>>>>>

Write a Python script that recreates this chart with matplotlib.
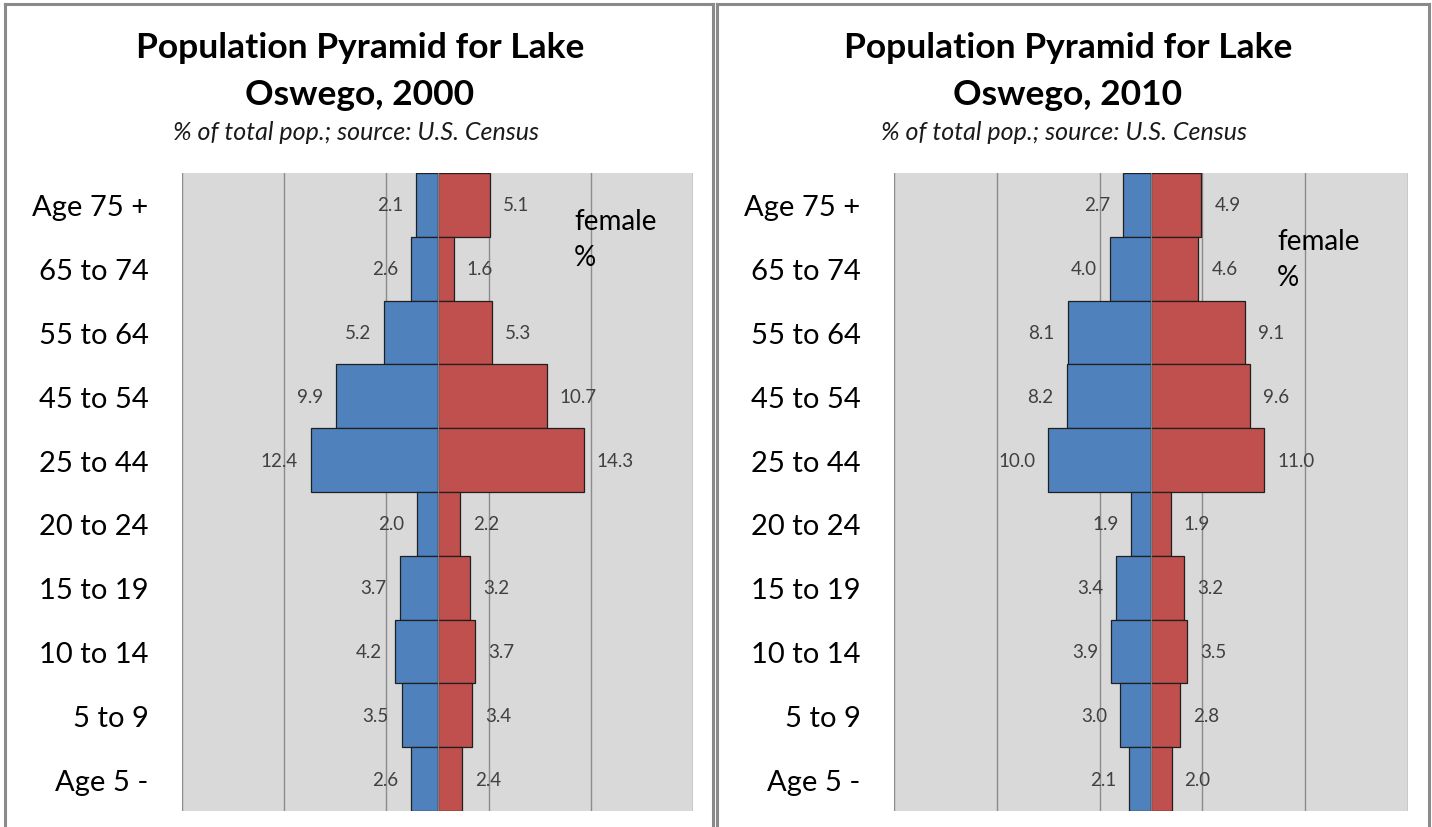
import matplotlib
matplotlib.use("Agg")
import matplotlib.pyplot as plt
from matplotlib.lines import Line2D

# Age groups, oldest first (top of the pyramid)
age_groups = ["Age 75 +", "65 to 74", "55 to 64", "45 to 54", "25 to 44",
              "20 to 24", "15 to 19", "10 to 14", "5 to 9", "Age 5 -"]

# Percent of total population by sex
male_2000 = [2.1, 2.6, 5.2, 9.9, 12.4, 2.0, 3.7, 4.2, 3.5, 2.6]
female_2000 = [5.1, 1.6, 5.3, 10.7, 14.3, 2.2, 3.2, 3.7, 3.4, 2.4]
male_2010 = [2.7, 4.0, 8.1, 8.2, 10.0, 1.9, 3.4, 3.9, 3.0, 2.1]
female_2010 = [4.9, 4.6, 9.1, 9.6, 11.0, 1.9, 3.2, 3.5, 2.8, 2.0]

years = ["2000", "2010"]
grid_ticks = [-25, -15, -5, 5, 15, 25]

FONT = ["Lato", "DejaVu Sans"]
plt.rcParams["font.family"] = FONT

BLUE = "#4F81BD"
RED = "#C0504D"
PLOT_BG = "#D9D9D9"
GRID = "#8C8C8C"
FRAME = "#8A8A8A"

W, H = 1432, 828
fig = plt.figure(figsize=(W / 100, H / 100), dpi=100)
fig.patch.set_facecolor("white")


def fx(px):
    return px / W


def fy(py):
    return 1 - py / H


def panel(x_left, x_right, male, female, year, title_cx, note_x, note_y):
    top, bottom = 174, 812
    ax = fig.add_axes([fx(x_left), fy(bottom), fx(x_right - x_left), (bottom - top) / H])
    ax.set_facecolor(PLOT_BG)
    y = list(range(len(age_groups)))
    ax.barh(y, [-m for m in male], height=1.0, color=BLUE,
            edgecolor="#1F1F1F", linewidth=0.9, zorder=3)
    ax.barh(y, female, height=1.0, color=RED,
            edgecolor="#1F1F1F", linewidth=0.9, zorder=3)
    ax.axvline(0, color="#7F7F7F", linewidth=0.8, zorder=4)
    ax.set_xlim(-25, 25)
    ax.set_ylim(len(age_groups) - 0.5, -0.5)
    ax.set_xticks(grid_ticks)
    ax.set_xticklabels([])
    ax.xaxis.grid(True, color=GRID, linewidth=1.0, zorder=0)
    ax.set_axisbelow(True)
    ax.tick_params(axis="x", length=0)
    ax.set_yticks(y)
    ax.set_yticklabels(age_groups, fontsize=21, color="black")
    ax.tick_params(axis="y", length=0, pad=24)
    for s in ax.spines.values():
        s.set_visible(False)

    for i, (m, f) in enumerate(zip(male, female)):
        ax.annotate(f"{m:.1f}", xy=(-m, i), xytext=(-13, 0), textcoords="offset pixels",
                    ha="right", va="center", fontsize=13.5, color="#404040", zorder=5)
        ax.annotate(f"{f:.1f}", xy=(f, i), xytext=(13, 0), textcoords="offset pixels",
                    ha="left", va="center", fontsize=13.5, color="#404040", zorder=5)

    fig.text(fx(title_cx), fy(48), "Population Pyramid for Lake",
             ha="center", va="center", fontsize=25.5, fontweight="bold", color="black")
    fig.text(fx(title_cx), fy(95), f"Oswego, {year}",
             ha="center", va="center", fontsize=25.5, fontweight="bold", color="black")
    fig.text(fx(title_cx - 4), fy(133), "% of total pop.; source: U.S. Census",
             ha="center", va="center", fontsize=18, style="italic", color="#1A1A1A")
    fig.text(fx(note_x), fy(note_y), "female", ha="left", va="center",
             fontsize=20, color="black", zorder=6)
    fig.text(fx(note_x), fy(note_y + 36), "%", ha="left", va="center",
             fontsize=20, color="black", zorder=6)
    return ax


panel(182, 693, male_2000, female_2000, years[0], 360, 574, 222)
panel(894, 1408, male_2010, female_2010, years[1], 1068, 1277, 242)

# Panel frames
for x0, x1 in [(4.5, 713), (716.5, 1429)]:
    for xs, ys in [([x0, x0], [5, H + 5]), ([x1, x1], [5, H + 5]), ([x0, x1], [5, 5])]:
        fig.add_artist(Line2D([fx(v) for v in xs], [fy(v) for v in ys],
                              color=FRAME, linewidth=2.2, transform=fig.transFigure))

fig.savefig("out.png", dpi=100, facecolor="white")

<<<<<

## What needs to be done:
Repeat only the lines between the start of the data and the line with "from matplotlib.lines import Line2D", including those two lines, and skip the pictures.

## Solved problem:
Write a Python script that recreates this chart with matplotlib.
import matplotlib
matplotlib.use("Agg")
import matplotlib.pyplot as plt
from matplotlib.lines import Line2D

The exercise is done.